THE REQUEST: Note each line that includes the word "code". Copy those lines.

++++++

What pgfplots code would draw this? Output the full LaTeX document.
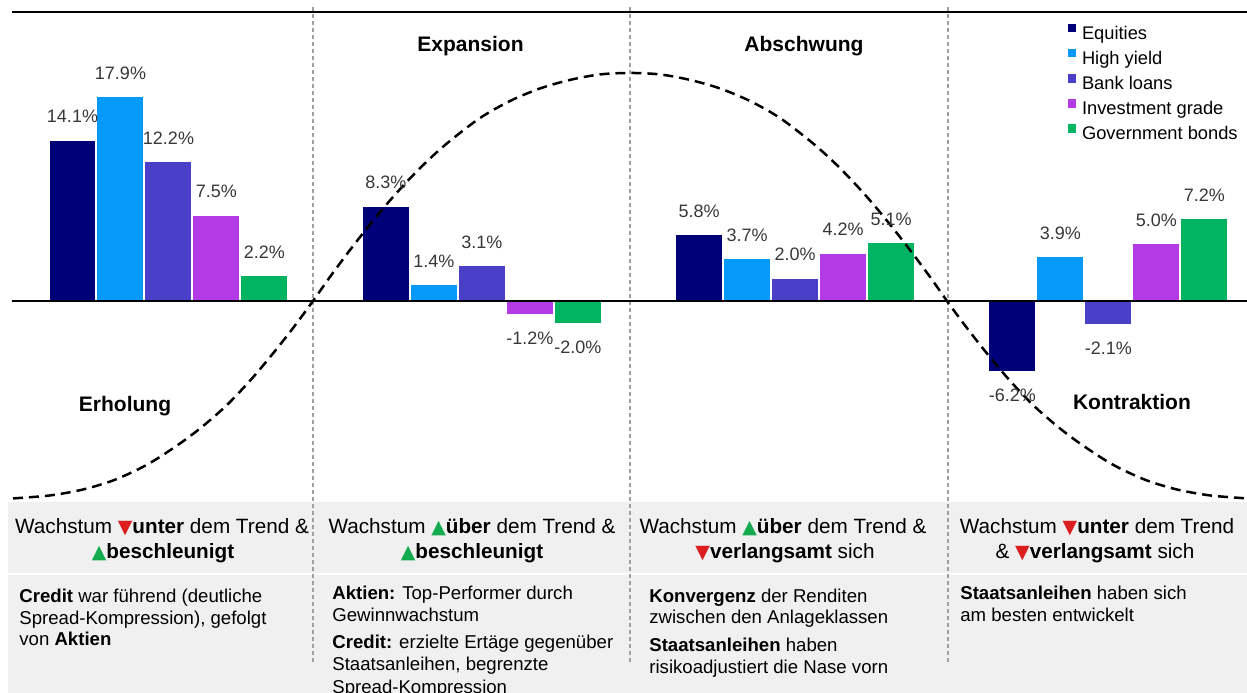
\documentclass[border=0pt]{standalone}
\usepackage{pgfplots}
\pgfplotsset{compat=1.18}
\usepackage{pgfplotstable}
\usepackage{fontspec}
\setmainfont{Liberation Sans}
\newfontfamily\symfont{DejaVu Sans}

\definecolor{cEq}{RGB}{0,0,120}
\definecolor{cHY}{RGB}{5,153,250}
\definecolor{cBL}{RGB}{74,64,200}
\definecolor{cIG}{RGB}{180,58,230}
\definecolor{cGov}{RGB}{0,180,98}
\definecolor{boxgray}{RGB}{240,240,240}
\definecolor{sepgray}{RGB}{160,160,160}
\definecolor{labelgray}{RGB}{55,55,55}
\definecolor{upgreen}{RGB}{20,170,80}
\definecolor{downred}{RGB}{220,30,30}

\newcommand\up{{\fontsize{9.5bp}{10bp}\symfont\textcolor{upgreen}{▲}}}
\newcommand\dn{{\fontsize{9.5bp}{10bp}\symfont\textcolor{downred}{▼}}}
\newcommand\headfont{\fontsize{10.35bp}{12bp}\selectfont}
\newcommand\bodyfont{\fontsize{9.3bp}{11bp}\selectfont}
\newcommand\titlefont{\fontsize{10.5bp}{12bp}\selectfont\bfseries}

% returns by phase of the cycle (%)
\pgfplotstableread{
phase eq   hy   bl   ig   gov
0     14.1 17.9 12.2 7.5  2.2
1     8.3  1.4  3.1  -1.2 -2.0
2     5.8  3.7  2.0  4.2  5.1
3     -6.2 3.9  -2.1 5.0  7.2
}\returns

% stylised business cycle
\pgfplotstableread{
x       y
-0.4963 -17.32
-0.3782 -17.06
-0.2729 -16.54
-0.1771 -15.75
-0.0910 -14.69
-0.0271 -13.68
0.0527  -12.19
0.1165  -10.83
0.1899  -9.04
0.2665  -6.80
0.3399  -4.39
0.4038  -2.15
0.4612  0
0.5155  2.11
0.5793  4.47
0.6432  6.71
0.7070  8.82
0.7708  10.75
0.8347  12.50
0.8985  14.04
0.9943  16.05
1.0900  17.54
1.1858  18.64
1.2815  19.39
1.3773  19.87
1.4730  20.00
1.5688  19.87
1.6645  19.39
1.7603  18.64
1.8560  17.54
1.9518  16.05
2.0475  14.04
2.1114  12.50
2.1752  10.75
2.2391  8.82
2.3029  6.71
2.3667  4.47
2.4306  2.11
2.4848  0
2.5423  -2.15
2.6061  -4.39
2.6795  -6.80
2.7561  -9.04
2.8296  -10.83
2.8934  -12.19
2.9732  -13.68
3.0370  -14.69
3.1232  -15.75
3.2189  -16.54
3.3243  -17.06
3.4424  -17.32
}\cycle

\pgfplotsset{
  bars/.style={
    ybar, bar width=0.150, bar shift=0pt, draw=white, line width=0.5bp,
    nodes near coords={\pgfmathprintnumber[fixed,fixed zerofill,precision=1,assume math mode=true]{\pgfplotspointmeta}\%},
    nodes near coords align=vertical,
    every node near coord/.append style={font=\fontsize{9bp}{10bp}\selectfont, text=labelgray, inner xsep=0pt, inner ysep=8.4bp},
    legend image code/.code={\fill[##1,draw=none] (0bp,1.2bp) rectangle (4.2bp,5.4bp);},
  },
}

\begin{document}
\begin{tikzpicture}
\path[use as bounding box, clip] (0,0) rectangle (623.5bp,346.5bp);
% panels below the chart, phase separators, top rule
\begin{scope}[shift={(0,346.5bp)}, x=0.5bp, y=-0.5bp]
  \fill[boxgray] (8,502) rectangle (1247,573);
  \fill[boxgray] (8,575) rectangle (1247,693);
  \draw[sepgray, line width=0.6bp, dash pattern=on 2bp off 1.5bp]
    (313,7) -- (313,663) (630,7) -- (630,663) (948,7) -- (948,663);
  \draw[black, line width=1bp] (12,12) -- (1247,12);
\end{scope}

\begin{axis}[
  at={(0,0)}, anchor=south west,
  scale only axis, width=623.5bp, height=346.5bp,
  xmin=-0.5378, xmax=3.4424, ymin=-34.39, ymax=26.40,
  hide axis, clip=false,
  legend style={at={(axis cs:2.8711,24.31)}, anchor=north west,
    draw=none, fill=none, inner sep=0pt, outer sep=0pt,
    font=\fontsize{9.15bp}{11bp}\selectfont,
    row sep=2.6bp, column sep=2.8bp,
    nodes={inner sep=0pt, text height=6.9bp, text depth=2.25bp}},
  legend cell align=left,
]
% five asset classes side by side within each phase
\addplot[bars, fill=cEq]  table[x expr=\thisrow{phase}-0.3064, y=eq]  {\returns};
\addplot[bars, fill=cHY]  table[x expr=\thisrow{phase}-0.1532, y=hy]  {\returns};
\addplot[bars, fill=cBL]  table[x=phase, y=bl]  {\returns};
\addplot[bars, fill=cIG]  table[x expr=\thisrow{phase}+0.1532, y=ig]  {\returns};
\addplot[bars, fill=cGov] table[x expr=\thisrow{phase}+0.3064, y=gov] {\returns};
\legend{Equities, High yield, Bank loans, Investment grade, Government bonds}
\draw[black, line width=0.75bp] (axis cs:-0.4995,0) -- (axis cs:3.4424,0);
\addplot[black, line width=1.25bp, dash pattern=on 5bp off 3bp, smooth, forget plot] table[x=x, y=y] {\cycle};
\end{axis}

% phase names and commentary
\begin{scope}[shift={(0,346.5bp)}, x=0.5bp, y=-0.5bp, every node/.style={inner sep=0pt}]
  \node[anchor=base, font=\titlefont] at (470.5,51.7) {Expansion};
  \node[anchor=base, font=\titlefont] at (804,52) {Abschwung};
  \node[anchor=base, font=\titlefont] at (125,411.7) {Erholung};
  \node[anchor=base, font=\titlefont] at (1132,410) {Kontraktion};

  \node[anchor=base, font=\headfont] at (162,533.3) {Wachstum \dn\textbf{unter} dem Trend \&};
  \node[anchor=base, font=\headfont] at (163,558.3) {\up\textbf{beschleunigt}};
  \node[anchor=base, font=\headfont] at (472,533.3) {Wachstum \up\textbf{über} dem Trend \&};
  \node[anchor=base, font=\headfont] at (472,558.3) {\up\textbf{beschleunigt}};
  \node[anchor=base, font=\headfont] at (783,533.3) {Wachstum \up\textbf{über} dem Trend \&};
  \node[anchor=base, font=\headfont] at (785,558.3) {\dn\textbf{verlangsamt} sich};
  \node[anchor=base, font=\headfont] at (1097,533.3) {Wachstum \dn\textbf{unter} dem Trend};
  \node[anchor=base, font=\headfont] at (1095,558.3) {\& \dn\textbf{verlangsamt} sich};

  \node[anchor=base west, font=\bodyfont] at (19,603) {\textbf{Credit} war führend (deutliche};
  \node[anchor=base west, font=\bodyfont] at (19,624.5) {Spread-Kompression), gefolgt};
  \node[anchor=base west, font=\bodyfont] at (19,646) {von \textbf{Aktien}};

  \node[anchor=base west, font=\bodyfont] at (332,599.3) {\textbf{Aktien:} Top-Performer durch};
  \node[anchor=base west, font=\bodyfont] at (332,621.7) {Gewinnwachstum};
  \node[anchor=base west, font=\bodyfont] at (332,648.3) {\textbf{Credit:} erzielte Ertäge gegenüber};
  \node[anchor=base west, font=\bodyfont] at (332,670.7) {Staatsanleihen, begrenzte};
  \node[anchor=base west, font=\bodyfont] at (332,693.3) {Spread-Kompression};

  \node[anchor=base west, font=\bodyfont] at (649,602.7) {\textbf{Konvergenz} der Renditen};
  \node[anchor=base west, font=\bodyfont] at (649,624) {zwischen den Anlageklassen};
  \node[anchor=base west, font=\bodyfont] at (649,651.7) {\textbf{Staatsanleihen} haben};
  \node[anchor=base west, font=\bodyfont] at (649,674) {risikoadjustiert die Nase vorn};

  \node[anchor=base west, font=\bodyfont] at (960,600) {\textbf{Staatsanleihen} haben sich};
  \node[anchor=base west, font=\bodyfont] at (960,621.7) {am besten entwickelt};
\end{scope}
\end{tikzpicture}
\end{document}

++++++

SOLUTION TO THIS PROBLEM:
What pgfplots code would draw this? Output the full LaTeX document.
    legend image code/.code={\fill[##1,draw=none] (0bp,1.2bp) rectangle (4.2bp,5.4bp);},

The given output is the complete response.